How to set expectation to have a threshold

I have an expectation: ExpectColumnValuesToBeBetween.
I want it to pass if 60% of rows meet the expectation. How to set that?

In the validation results, i do see stats like
“”"
“result”: {
“element_count”: 22651362,
“unexpected_count”: 0,
“unexpected_percent”: 0.0,
“partial_unexpected_list”: ,
“missing_count”: 0,
“missing_percent”: 0.0,
“unexpected_percent_total”: 0.0,
“unexpected_percent_nonmissing”: 0.0,
“partial_unexpected_counts”: ,
“unexpected_list”: ,
“unexpected_index_query”: “”
},
“”"

but parsing the validation results will be an extra effort, especially when I have multiple expectations. Is there a more straightforward way to set the threshold in the expectation config?
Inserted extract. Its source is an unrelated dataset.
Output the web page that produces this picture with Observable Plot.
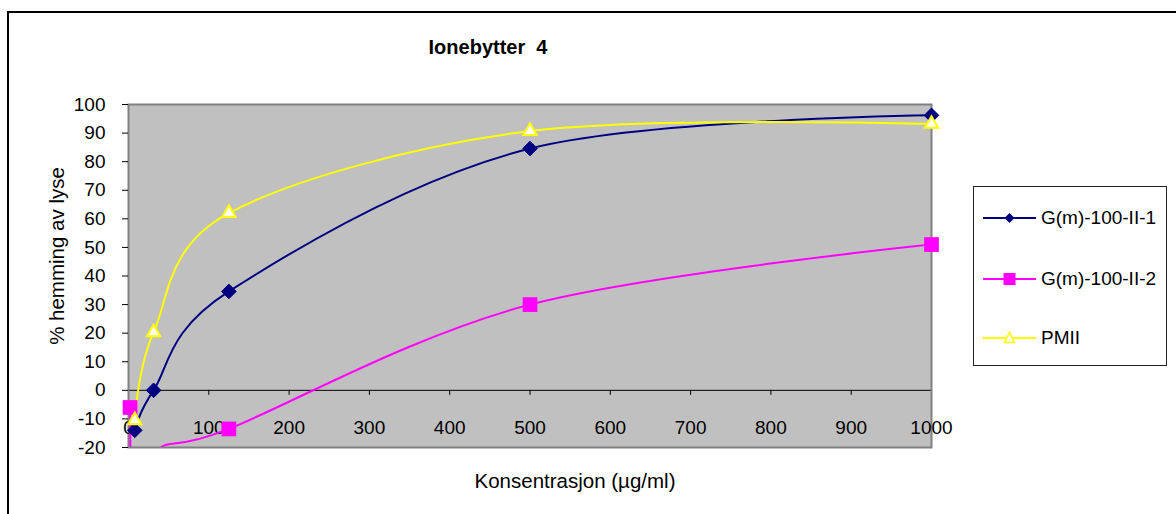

You can pass mostly argument to the Expectation, see the example code below.

gx.expectations.ExpectColumnValuesToBeBetween(
    column="passenger_count",
    min_value=1,
    max_value=5,
    mostly=0.6,
)

This does exactly what you are looking for. If more than 60% of the values in the passenger_count column are less than 1 or more than 5, the Expectation fails.

This is not mentioned on the documentation for the 1.0 version of ExpectColumnValuesToBeBetween but it is mentioned in the documentation for the legacy version expect_column_values_to_be_between in the Keyword Args section.

Thank you Toivo!
one more qq: is “mostly” argument only for certain expectations, or it’s supported in ALL expectations?

Just tried “mostly” with ExpectColumnValuesToNotBeNull and it worked. i would assume it’s a general argument supported in different expectations.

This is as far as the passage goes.